Task material:
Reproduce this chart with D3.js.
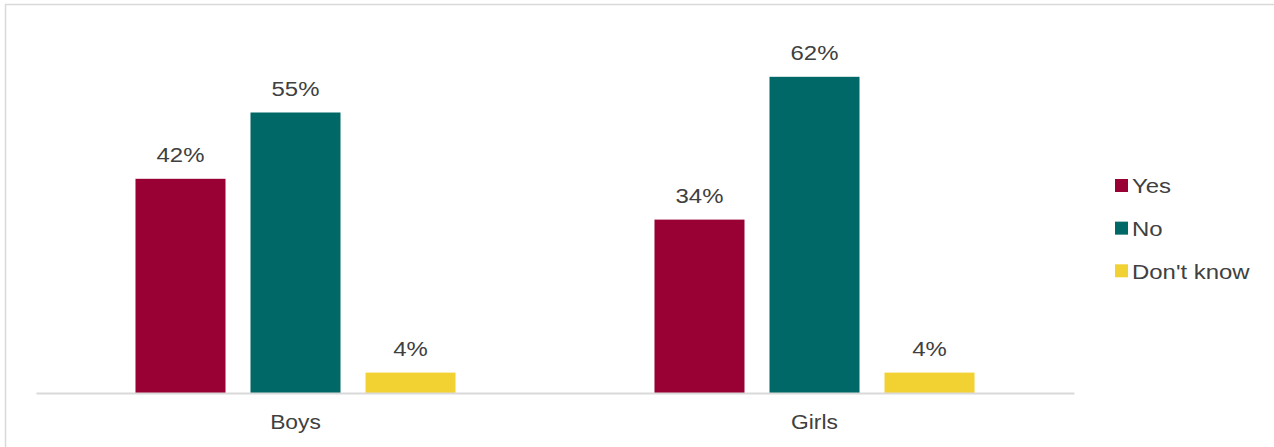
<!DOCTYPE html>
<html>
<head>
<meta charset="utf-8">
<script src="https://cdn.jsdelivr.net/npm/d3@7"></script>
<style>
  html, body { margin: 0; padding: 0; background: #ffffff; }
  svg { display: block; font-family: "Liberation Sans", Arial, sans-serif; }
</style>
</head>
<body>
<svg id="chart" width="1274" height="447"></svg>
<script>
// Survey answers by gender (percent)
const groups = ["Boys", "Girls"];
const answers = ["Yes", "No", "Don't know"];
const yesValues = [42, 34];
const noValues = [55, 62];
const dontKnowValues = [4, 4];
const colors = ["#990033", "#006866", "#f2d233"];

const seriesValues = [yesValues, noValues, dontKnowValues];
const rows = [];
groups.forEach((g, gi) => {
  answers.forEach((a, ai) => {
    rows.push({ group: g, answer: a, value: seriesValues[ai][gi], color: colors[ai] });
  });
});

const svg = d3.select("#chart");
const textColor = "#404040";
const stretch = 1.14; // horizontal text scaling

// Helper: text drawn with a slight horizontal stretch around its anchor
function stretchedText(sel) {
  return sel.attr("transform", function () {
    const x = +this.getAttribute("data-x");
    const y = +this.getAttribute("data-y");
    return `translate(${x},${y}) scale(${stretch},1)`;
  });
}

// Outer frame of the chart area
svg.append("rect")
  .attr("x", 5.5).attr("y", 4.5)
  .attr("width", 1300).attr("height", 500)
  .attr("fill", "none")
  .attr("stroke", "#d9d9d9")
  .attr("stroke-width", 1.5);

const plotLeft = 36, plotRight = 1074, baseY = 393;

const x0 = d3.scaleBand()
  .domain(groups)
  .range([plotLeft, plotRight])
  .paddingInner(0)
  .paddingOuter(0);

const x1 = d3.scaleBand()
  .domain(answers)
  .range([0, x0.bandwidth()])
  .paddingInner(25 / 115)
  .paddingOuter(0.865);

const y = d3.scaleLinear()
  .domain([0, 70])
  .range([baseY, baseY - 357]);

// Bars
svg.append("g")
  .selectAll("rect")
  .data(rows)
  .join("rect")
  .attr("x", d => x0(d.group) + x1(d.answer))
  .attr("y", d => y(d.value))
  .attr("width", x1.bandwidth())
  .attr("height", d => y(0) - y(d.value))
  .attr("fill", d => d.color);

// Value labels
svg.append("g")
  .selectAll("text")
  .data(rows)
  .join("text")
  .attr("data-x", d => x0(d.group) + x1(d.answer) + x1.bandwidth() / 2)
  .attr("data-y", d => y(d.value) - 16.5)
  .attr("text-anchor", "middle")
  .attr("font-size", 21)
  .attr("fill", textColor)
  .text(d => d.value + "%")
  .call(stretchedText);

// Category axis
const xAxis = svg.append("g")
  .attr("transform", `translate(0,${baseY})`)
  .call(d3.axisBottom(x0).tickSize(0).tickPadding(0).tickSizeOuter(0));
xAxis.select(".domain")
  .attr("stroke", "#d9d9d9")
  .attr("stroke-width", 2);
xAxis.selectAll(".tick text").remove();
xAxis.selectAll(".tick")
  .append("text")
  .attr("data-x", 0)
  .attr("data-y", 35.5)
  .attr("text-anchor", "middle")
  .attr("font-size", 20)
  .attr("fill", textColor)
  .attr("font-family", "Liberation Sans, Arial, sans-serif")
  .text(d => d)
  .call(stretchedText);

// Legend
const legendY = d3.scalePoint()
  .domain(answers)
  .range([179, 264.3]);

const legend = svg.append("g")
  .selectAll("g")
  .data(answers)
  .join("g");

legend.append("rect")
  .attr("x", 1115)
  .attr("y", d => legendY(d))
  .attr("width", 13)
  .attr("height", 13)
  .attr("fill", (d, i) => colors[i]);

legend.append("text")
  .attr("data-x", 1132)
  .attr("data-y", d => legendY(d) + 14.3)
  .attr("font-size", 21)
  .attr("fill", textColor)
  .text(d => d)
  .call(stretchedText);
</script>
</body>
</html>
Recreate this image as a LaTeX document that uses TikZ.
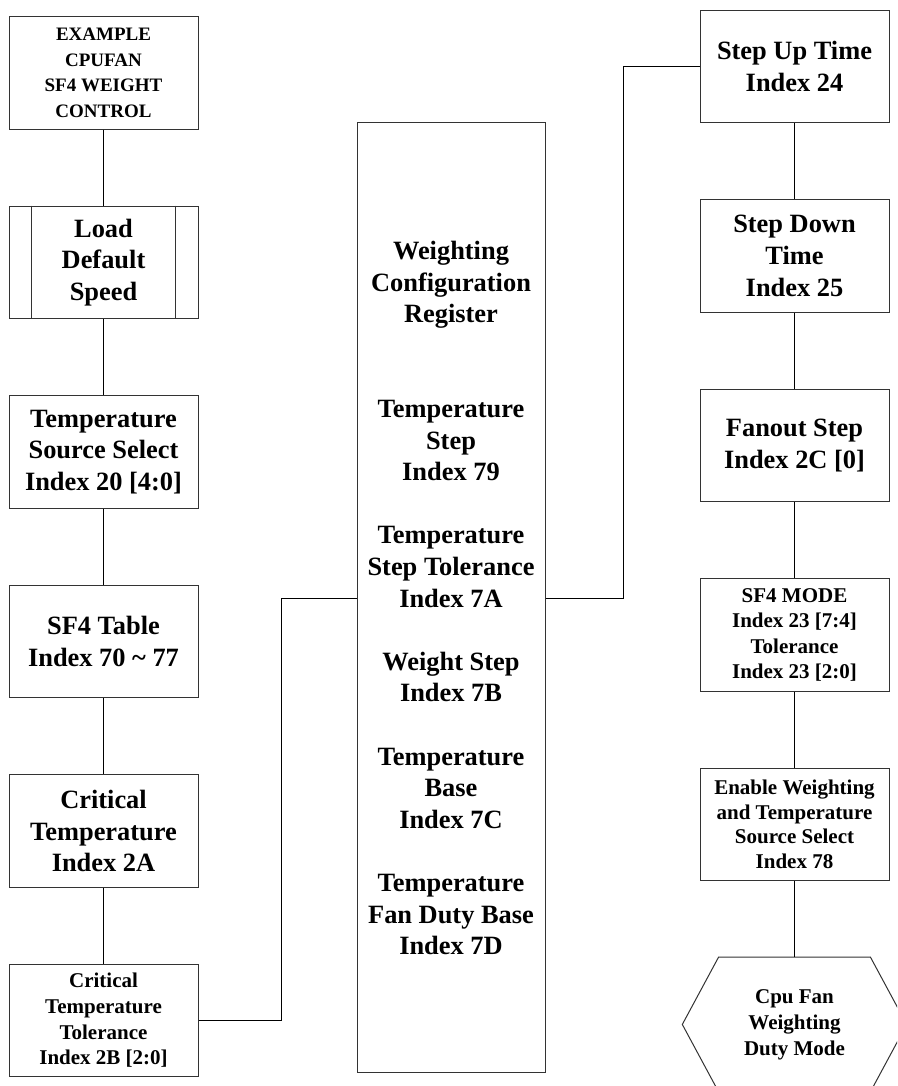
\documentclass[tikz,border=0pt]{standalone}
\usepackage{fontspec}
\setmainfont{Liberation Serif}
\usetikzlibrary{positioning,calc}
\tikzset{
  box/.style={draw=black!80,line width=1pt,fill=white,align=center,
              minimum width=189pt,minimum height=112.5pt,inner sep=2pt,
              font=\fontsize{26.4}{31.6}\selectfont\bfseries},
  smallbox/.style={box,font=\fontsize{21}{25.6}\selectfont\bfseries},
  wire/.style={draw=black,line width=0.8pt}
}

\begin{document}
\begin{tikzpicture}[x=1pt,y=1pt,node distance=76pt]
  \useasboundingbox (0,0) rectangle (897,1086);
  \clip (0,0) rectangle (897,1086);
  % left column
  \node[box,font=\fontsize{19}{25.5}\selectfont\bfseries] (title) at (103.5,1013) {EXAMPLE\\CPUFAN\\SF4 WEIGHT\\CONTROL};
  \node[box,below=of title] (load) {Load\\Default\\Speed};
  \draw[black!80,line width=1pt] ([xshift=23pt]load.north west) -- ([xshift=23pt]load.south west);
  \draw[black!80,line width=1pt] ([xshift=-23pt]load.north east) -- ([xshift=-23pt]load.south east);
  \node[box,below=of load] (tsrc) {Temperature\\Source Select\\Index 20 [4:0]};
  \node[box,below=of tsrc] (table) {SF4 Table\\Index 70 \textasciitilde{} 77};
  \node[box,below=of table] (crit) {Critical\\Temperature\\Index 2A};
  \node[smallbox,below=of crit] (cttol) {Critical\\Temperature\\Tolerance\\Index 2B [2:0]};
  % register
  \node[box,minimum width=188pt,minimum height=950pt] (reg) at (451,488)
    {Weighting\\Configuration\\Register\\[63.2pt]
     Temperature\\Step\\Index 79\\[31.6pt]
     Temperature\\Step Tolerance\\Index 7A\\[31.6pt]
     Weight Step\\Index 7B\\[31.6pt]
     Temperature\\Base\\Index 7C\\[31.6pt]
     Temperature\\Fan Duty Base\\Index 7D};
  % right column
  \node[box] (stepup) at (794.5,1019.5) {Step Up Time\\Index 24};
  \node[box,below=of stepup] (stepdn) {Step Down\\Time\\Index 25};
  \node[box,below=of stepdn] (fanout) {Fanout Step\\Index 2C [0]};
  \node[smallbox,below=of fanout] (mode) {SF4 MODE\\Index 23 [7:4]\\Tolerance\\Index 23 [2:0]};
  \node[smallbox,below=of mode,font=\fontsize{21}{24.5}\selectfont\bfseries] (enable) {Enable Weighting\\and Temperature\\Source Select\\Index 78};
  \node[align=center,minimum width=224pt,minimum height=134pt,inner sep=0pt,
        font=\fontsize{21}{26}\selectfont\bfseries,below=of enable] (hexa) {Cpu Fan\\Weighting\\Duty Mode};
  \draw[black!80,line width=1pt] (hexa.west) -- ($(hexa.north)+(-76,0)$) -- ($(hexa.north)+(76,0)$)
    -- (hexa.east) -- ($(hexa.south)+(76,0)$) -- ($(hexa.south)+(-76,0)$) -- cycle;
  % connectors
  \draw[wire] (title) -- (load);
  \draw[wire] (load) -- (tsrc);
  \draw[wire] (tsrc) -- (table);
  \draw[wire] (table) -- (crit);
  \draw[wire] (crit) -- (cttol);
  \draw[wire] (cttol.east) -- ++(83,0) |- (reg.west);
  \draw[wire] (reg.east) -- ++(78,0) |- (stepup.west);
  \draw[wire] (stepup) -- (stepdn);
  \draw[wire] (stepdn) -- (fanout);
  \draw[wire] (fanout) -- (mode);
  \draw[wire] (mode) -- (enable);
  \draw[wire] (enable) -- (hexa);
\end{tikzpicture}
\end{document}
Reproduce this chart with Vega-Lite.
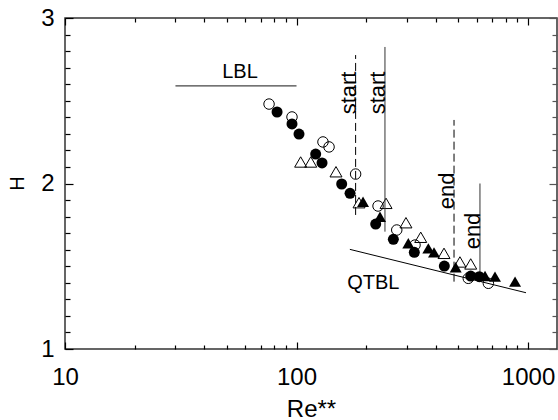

Problem statement: Reply with one number only: the count of lines in the entries that contain "chart".

Result: 5